What happens if a second lockdown occurs? What could a preventive restructuring framework look like? What happens in the event of potential insolvency? Does it make sense to sell off individual parts of the company to ensure the survival of the group?

Even if one hopes that such issues will not become relevant, theoretical preparation for the different ways out of the crisis is both meaningful and valuable.

In addition, models and scenarios provide convincing information about the likely cash flow and profit planning, which is valuable for investors and capital providers.  

III. Combining Forecasts and Long-Term Cash-Flow with Profit Planning

Once the first instant measures to secure liquidity in the short term and the ability to act have been initiated, a plan must be drawn up to keep results and liquidity under control in the medium to long term.
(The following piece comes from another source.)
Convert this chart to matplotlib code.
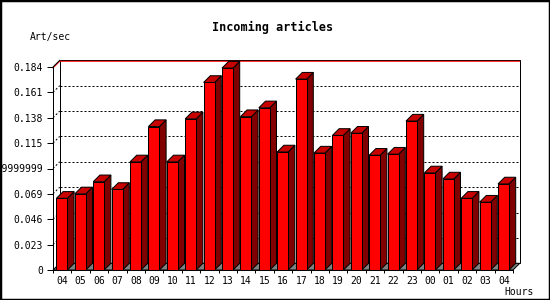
import matplotlib
matplotlib.use("Agg")
import matplotlib.pyplot as plt
from matplotlib.patches import Polygon, Rectangle

# hourly incoming article rate
hours = ["04", "05", "06", "07", "08", "09", "10", "11", "12", "13", "14", "15", "16",
         "17", "18", "19", "20", "21", "22", "23", "00", "01", "02", "03", "04"]
rates = [0.065, 0.069, 0.080, 0.073, 0.098, 0.130, 0.098, 0.137, 0.170, 0.183,
         0.139, 0.147, 0.107, 0.173, 0.106, 0.122, 0.124, 0.104, 0.105, 0.135,
         0.088, 0.0825, 0.065, 0.0615, 0.078]
ytick_vals = [0, 0.023, 0.046, 0.069, 0.092, 0.115, 0.138, 0.161, 0.184]
ytick_text = ["0", "0.023", "0.046", "0.069", "0.09199999999999999", "0.115",
              "0.138", "0.161", "0.184"]
ymax = 0.184

plt.rcParams["lines.scale_dashes"] = False
mono = "DejaVu Sans Mono"
px = 0.72  # one pixel in points at dpi 100

fig = plt.figure(figsize=(5.5, 3), dpi=100)
ax_l, ax_b, ax_w, ax_h = 53, 30, 460, 203
ax = fig.add_axes([ax_l / 550, ax_b / 300, ax_w / 550, ax_h / 300])
n = len(rates)
ax.set_xlim(0, n)
ax.set_ylim(0, ymax)
for s in ax.spines.values():
    s.set_visible(False)
ax.patch.set_visible(False)

# 3d depth in data units
depth = 6.7
dx = depth * n / ax_w
dy = depth * ymax / ax_h
onepx_y = ymax / ax_h

# back wall
ax.add_patch(Rectangle((dx, dy), n, ymax, facecolor="white", edgecolor="black",
                       lw=px, clip_on=False, zorder=1))
# floor
ax.add_patch(Polygon([(0, 0), (n, 0), (n + dx, dy), (dx, dy)], closed=True,
                     facecolor="#808080", edgecolor="black", lw=px, clip_on=False, zorder=2))

# grid lines on the back wall and left side
for t in ytick_vals[1:-1]:
    ax.plot([dx, n + dx], [t + dy, t + dy], color="black", lw=px,
            ls=(0, (2 * px, 2 * px)), clip_on=False, zorder=1.5)
    ax.plot([0, dx], [t, t + dy], color="black", lw=px,
            ls=(0, (2 * px, 2 * px)), clip_on=False, zorder=1.5)

# max line (red)
ax.plot([0, dx, n + dx], [ymax - onepx_y, ymax + dy - onepx_y, ymax + dy - onepx_y],
        color="red", lw=px, clip_on=False, zorder=1.6)
# left edges
ax.plot([0, 0], [0, ymax], color="black", lw=px, clip_on=False, zorder=5)
ax.plot([0, dx], [ymax, ymax + dy], color="black", lw=px, clip_on=False, zorder=1.6)

# bars
off = 3.4 * n / ax_w
bw = 11 * n / ax_w
for i, v in enumerate(rates):
    x0 = i + off
    x1 = x0 + bw
    ax.add_patch(Polygon([(x1, 0), (x1, v), (x1 + dx, v + dy), (x1 + dx, dy)], closed=True,
                         facecolor="#800000", edgecolor="black", lw=px, clip_on=False, zorder=3))
    ax.add_patch(Polygon([(x0, v), (x1, v), (x1 + dx, v + dy), (x0 + dx, v + dy)], closed=True,
                         facecolor="#C80000", edgecolor="black", lw=px, clip_on=False, zorder=3))
    ax.add_patch(Rectangle((x0, 0), bw, v, facecolor="#FF0000", edgecolor="black",
                           lw=px, clip_on=False, zorder=4))

ax.plot([0, n], [0, 0], color="black", lw=px, clip_on=False, zorder=5)

# ticks
ax.set_yticks(ytick_vals)
ax.set_yticklabels(ytick_text, fontsize=7, family=mono)
ax.tick_params(axis="y", length=3 / px * px * 1.4, width=px, pad=3)
ax.set_xticks(range(n + 1))
ax.set_xticklabels([])
ax.set_xticks([i + 0.5 for i in range(n)], minor=True)
ax.set_xticklabels(hours, minor=True, fontsize=7, family=mono)
ax.tick_params(axis="x", which="major", length=3 * px, width=px)
ax.tick_params(axis="x", which="minor", length=0, pad=4)

fig.text(273 / 550, 1 - 27 / 300, "Incoming articles", ha="center", va="center",
         fontsize=8.5, fontweight="bold", family=mono)
fig.text(30 / 550, 1 - 37 / 300, "Art/sec", ha="left", va="center", fontsize=7, family=mono)
fig.text(534 / 550, 1 - 292 / 300, "Hours", ha="right", va="center", fontsize=7, family=mono)

fig.patches.append(Rectangle((0, 0), 1, 1, transform=fig.transFigure, fill=False,
                             edgecolor="black", lw=2.5))

fig.savefig("out.png", dpi=100)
To this end, the company's original strategic program should be compared with the disruptions and measures resulting from the crisis, initiatives have to be challenged and reprioritized. Does it still make sense to launch the new product on the market now? If the production of the product is shut down now, how can the capacities be used elsewhere?

The core issue is to find out which strategic issues are still relevant, which projects should be stopped, delayed or changed in their scope in order to build up a long-term cash-flow and profit planning.

IV. Observe Upcoming Changes and Evaluate Their Effects

Another important aspect is the permanent monitoring of the entire business environment. There are factors with potential impacts that are currently not in play but have the potential to influence our planning. The earlier these are identified as risks or opportunities and assessed in terms of their potential effects, the more reliable and the quicker their impact on liquidity and earnings can be controlled.

CFOs who coordinate diagnosis, malfunctions and measures, planning and monitoring of influencing factors and consistently evaluate their effects on sales, liquidity and earnings planning will ensure survival and long-term viability of the company.

To master these complex and error-prone tasks, CFOs should rely on good technical support. However, anyone who tries to solve them with the help of existing ERP systems may be not well advised, because ERP systems are only conditionally suitable for capturing effects in a crisis. Dealing with probabilities and risks is not one of their strengths, and they are often too slow for the speed required in a crisis.  

Better alternatives are offered by systems that provide support throughout all phases of the crisis. They help to quickly collect disturbances and information globally, to condense the information, interpret the effects through simulation, to present action scenarios and thus ensure the efficiency and transparency of the entire crisis management that is so urgently needed.

Get through the crisis healthy and solvent.